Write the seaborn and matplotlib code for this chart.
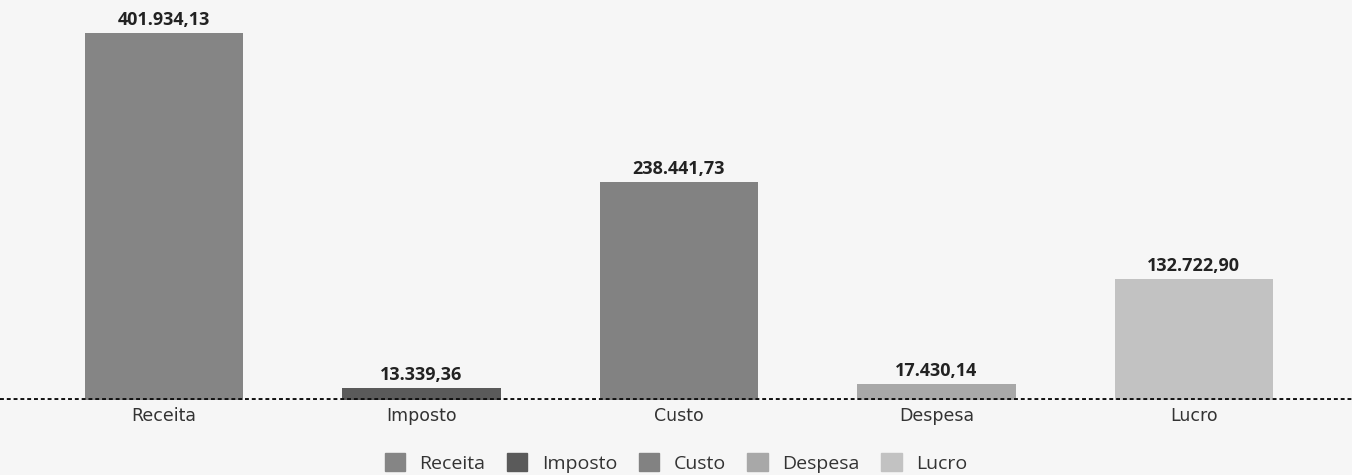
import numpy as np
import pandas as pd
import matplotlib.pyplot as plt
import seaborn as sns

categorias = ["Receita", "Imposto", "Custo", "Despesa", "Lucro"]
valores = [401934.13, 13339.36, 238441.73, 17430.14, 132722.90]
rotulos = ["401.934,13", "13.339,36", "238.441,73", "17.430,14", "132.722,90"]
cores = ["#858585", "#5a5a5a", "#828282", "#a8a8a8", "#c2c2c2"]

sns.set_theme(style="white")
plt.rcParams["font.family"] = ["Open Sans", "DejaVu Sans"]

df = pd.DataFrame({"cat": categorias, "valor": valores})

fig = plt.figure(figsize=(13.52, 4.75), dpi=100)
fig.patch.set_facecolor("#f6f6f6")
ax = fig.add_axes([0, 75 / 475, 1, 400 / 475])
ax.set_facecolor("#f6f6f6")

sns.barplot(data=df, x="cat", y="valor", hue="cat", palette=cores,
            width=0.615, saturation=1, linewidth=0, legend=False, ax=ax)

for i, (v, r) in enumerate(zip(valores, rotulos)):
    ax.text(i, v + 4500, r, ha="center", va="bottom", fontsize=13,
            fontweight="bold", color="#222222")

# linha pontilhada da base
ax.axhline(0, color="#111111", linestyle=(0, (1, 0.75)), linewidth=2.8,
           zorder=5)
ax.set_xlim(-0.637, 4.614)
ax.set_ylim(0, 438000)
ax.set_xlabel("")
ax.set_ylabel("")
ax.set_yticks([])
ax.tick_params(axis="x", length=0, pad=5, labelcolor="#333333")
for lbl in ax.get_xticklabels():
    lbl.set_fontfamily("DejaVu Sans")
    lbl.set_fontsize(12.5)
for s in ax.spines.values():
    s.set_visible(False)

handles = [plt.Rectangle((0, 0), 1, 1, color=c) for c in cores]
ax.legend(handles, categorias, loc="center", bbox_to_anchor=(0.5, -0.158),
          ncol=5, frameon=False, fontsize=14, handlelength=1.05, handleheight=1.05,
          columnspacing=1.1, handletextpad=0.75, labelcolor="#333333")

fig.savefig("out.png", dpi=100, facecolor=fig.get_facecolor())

....

_Exercise objective_
Say how many lines of the listing above contain "seaborn", with no other words.

_Answer for this exercise_
2